New methods help to improve attachment of an implant to bone
Replacement of prostheses is unpleasant to the patient and expensive to society. Replacement of failed hip prostheses gives rise to an expenditure of about 10 million euros yearly in Finland. A usual reason for the need to change a prosthesis is its becoming detached from bone. A recent doctoral dissertation at Aalto University has come across several methods with which the adhesion of implants to bone can be improved.

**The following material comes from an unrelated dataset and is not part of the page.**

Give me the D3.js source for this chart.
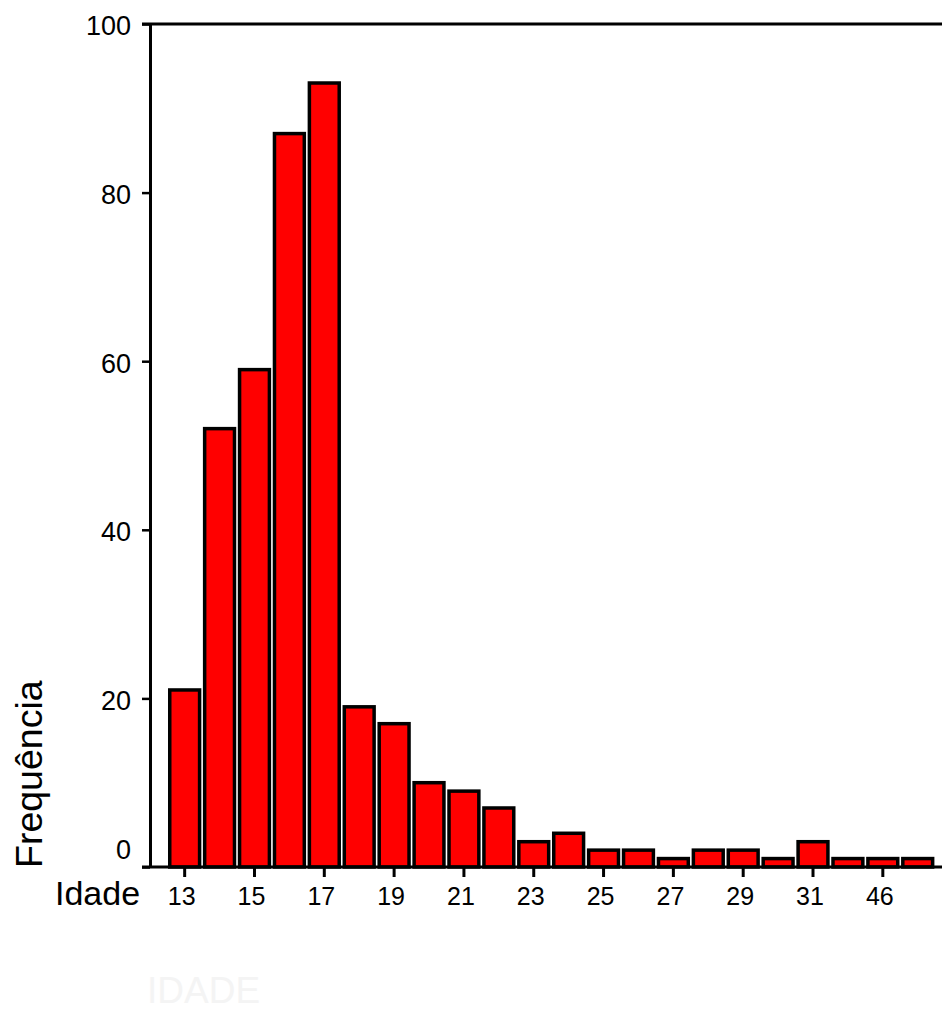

'The osseointegration of an implant is often problematic because soft tissue, not the bone tissue directly, surrounds the implant. This kind of solution can never be permanent: when the implant is subjected to stress, rapid bone loss ensues, after which the attachment of the implant will fail,' Emilia Kaivosoja, the doctoral candidate, tells.
Cells can be affected by substances, physical forces and hormones
For implant integration, it is important that cells adhere to the surface of the implant as this promotes bone formation or differentiation of progenitor stem cells to bone cells. The research found that when the surface of the silicon used in implants was patterned with various materials (diamond-like carbon, chromium, tantalum, or titanium) its biocompatibility with bone cells and stem cells was improved.
The research also dealt with three-dimensional surfaces intended to support three-dimensional growth of the cells and activation of the cytoskeleton, which have been found to promote bone formation (osteogenesis) in earlier research. Now it was found that activation of the cytoskeleton alone is not sufficient for osteogenesis.
In addition to being affected by substances, cells can be affected by physical forces and hormones. The research showed that pulsed electromagnetic fields improve cell survival. It was found that also dehydroepiandrosterone, a sex steroid prohormone, promotes osteogenesis. By combining these two treatments into a two-stage therapy, it may be possible to help patients who suffer from illnesses such as osteoporosis that can negatively affect the adhesion of an implant.
Implant integration and its lifetime are also affected by their contact with normal microbes and pathogens. In the dissertation, it was pointed out that with time-of-flight secondary ion mass spectrometry (ToF-SIMS) bacteria on the surface of implant material can be detected.
Emilia Kaivosoja's dissertation defence takes place in Aalto University School of Electrical Engineering on Friday 15 March 2013 at 12 noon. The title of the thesis is "Improvement of osseointegration".